Volume 4, Issue 38
The impact of Medina Sandstone extends beyond the beautiful structures that built from the durable material. Since the initial discovery of the resource during the construction of the Erie Canal and the subsequent opening of the first quarry by John Ryan in 1837, the sandstone industry was a driving force behind a diverse population in Orleans County. English, Irish, German, French, Polish, and Italian quarrymen traveled to this region in search of employment in the quarries, which provided the necessary funds to bring family and friends to the United States.
This image shows men in a local quarry who have paused to stand for a photographer. Scattered around the job site are a number of hammers and bars used for breaking and moving stone. The tools suggest that these men were responsible for dressing stone after it was extracted from the quarry. Standing at the front of the picture is a face hammer, which was used to roughly dress stones in preparation for detail work; several of these are positioned throughout the photograph. Another man holds a large square, which would have assisted in the rough dressing of stones. Teams of horses were used to haul the stone out of the quarries for shipment by way of the Erie Canal or N.Y.C. Railroad.

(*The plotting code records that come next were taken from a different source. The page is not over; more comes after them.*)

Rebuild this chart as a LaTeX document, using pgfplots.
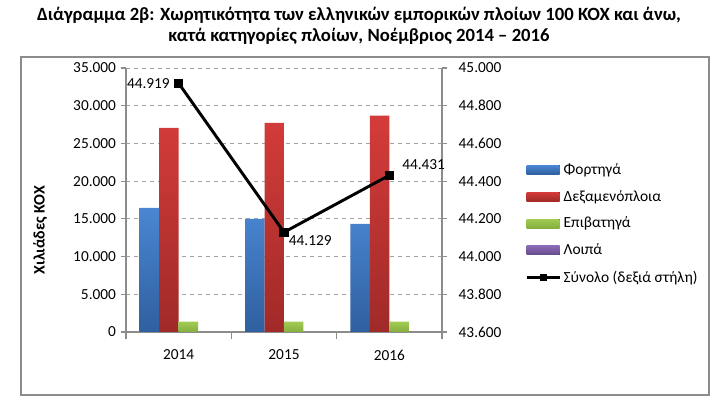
\documentclass[border=0pt]{standalone}
\usepackage{fontspec}
\setmainfont{Carlito}
\usepackage{pgfplots}
\pgfplotsset{compat=1.18}
\definecolor{bluetop}{HTML}{4A86D2}
\definecolor{bluebot}{HTML}{2F609F}
\definecolor{redtop}{HTML}{D43C3A}
\definecolor{redbot}{HTML}{A02A28}
\definecolor{greentop}{HTML}{A2CB55}
\definecolor{greenbot}{HTML}{86AE3E}
\definecolor{purtop}{HTML}{8A6AB4}
\definecolor{purbot}{HTML}{664A8C}
\definecolor{axgray}{HTML}{8C8C8C}
\pgfplotsset{
  common/.style={
    at={(94.5pt,-249pt)}, anchor=south west,
    scale only axis, width=237pt, height=198pt,
    xmin=-0.5, xmax=2.5,
    tick align=outside,
    scaled y ticks=false,
    axis line style={axgray, line width=0.8pt},
    tick style={axgray, line width=0.8pt},
    major tick length=4pt, minor tick length=5pt,
    ticklabel style={font=\fontsize{11.5}{13}\selectfont},
    /pgf/number format/.cd, fixed, precision=0, 1000 sep={.}, assume math mode=true,
  },
  barleg/.style={legend image code/.code={\fill[##1] (0pt,-3.4pt) rectangle (24.75pt,3.4pt);}},
  lineleg/.style={legend image code/.code={\draw[black, line width=2.2pt] (0pt,0pt) -- (24.75pt,0pt); \fill[black] (10.2pt,-2.2pt) rectangle (14.6pt,2.2pt);}},
}
\begin{document}
\begin{tikzpicture}
\path[use as bounding box] (0,0) rectangle (538.5pt,-298.5pt);
\draw[color=axgray, line width=0.8pt] (15.75pt,-42.75pt) rectangle (531.75pt,-296.25pt);
\node[font=\bfseries\fontsize{14}{15.75}\selectfont, align=center] at (269.25pt,-19.6pt)
 {Διάγραμμα 2β: Χωρητικότητα των ελληνικών εμπορικών πλοίων 100 ΚΟΧ και άνω,\\κατά κατηγορίες πλοίων, Νοέμβριος 2014 – 2016};
\begin{axis}[common,
  ymin=0, ymax=35000, ytick={0,5000,10000,15000,20000,25000,30000,35000},
  axis x line*=bottom, axis y line*=left,
  xtick={0,1,2}, xticklabels={2014,2015,2016},
  minor xtick={-0.5,0.5,1.5,2.5},
  major x tick style={draw=none},
  xticklabel style={yshift=-6pt},
  ymajorgrids, grid style={axgray!80, dashed, line width=0.6pt},
  ybar=0pt, bar width=14.6pt,
  ylabel={\bfseries Χιλιάδες ΚΟΧ},
  ylabel style={at={(axis description cs:-0.272,0.386)}, anchor=center, font=\fontsize{12}{14}\selectfont},
  legend style={at={(axis description cs:1.262,0.41)}, anchor=west, draw=none, fill=none,
    font=\fontsize{11.6}{13}\selectfont, row sep=6.5pt, inner sep=0pt},
  legend cell align=left,
]
\addplot[barleg, draw=none, top color=bluetop, bottom color=bluebot] coordinates {(0,16450) (1,15000) (2,14350)};
\addplot[barleg, draw=none, top color=redtop, bottom color=redbot] coordinates {(0,27050) (1,27720) (2,28680)};
\addplot[barleg, draw=none, top color=greentop, bottom color=greenbot] coordinates {(0,1390) (1,1380) (2,1370)};
\addplot[barleg, draw=none, top color=purtop, bottom color=purbot] coordinates {(0,30) (1,29) (2,31)};
\addlegendimage{lineleg}
\legend{Φορτηγά, Δεξαμενόπλοια, Επιβατηγά, Λοιπά, Σύνολο (δεξιά στήλη)}
\end{axis}
\begin{axis}[common,
  ymin=43600, ymax=45000, ytick={43600,43800,44000,44200,44400,44600,44800,45000},
  axis y line*=right, axis x line=none,
  yticklabel style={xshift=5pt},
  nodes near coords style={font=\fontsize{11.5}{13}\selectfont, inner sep=1pt, text=black},
]
\addplot[black, line width=2.2pt, mark=square*, mark size=2.4pt] coordinates {(0,44919) (1,44129) (2,44431)};
\addplot[draw=none, mark=none, nodes near coords, point meta=explicit symbolic,
  nodes near coords style={anchor=east, xshift=-5.5pt}] coordinates {(0,44919) [44.919]};
\addplot[draw=none, mark=none, nodes near coords, point meta=explicit symbolic,
  nodes near coords style={anchor=north west, xshift=2.5pt, yshift=-1pt}] coordinates {(1,44129) [44.129]};
\addplot[draw=none, mark=none, nodes near coords, point meta=explicit symbolic,
  nodes near coords style={anchor=south west, xshift=8.5pt, yshift=3pt}] coordinates {(2,44431) [44.431]};
\end{axis}
\end{tikzpicture}
\end{document}
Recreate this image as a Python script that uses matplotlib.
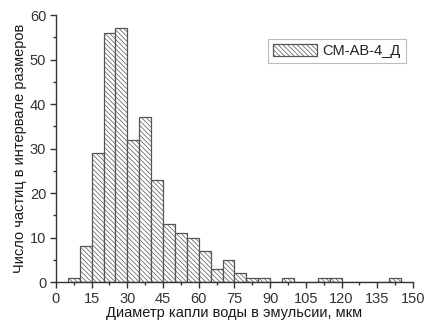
import matplotlib
matplotlib.use("Agg")
import matplotlib.pyplot as plt
from matplotlib.ticker import MultipleLocator

plt.rcParams['font.family'] = ['Liberation Sans', 'DejaVu Sans']
plt.rcParams['hatch.color'] = '#b0b0b0'
plt.rcParams['hatch.linewidth'] = 0.5

# Bin left edges (µm) and counts, bin width 5 µm
bin_left = [5, 10, 15, 20, 25, 30, 35, 40, 45, 50, 55, 60, 65, 70, 75, 80, 85,
            90, 95, 100, 105, 110, 115, 120, 125, 130, 135, 140]
counts = [1, 8, 29, 56, 57, 32, 37, 23, 13, 11, 10, 7, 3, 5, 2, 1, 1,
          0, 1, 0, 0, 1, 1, 0, 0, 0, 0, 1]
bin_width = 5
series_label = 'CM-AB-4_Д'

fig = plt.figure(figsize=(4.27, 3.22), dpi=100)
ax = fig.add_axes([0.131, 0.124, 0.836, 0.829])

ax.bar(bin_left, counts, width=bin_width, align='edge', color='white',
       edgecolor='#555555', linewidth=0.9, hatch='\\' * 7, label=series_label)

ax.set_xlim(0, 150)
ax.set_ylim(0, 60)
ax.xaxis.set_major_locator(MultipleLocator(15))
ax.xaxis.set_minor_locator(MultipleLocator(7.5))
ax.yaxis.set_major_locator(MultipleLocator(10))
ax.yaxis.set_minor_locator(MultipleLocator(5))
for side in ('top', 'right'):
    ax.spines[side].set_visible(False)
for side in ('left', 'bottom'):
    ax.spines[side].set_color('#333333')
    ax.spines[side].set_linewidth(1.0)
ax.tick_params(which='major', direction='out', length=4, width=1, colors='#333333',
               labelsize=10.5, labelcolor='#333333', pad=3)
ax.tick_params(which='minor', direction='out', length=2, width=1, colors='#333333')

ax.set_xlabel('Диаметр капли воды в эмульсии, мкм', fontsize=10.5, color='#1a1a1a', labelpad=0)
ax.set_ylabel('Число частиц в интервале размеров', fontsize=10.5, color='#1a1a1a', labelpad=2)

leg = ax.legend(loc='upper left', bbox_to_anchor=(0.594, 0.91), borderaxespad=0,
                frameon=True, fancybox=False, edgecolor='#aaaaaa', fontsize=10.5,
                handlelength=3.0, handleheight=0.9, borderpad=0.35, handletextpad=0.4)
leg.get_frame().set_linewidth(0.8)
for t in leg.get_texts():
    t.set_color('#222222')

fig.savefig('out.png', dpi=100)
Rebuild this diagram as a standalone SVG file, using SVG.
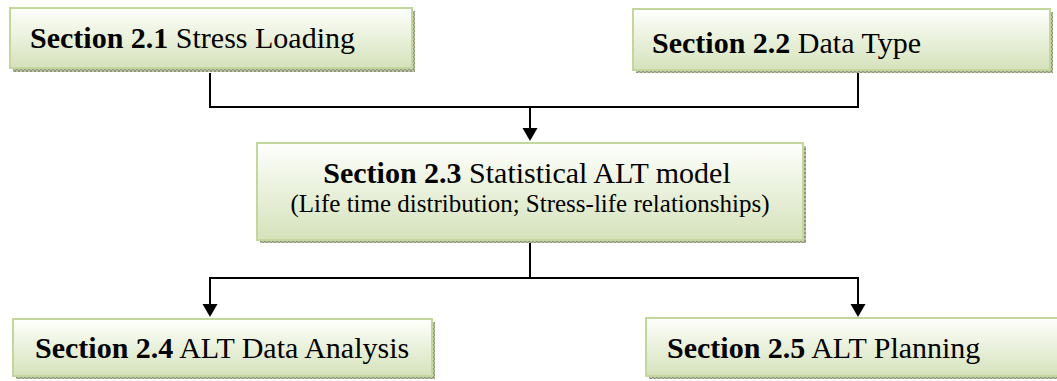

On February 20, 1902 a new quarry syndicate was established in the area, uniting nearly 50 quarries sprawled throughout Orleans County. The Orleans County Quarry Company was incorporated with $2,000,000 in capital and employed over 1,200 men. Initial startup funds were directed towards operating the quarries, paying salaries, and most importantly, developing the infrastructure to support the refinement of stone, sale, and transportation across both railroad and the Erie Canal.
The newly established business situated its headquarters at Albion and immediately began the search for a general manager; meanwhile, Edward Fancher was sent to New York City to begin peddling the products of the burgeoning company. Within months of incorporation, the ‘syndicate’ signed on to several major six-figure contracts for paving stones in New York City, which would aid in securing a promotion for Fancher to a position of superintendent of the company. Unfortunately, the start of World War One halted production and interest in the building material waned.
At the conclusion of the war, quarries were offered to individuals on a royalty basis with John Lubomski of Albion serving as the executive secretary. Once employees for the business, groups of men bought into the new system and took over management of individual quarries in the Albion and Murray area. Those such as Pasquale DiLaura, James and Edward Ryan, the Monacelli brothers, Camille and Henry D’Orazio, and Mario and William D’Andrea all entered into agreements with the company to manage the very quarries they once toiled in. The advent of the Great Depression marked an end to the golden age of the sandstone business in Orleans County as most quarries sold the stock they had and ceased the removal and cutting of stone from the quarries. At the conclusion of World War Two, new industries created a void in skilled labor for quarry work and new construction materials replaced the once valuable stone.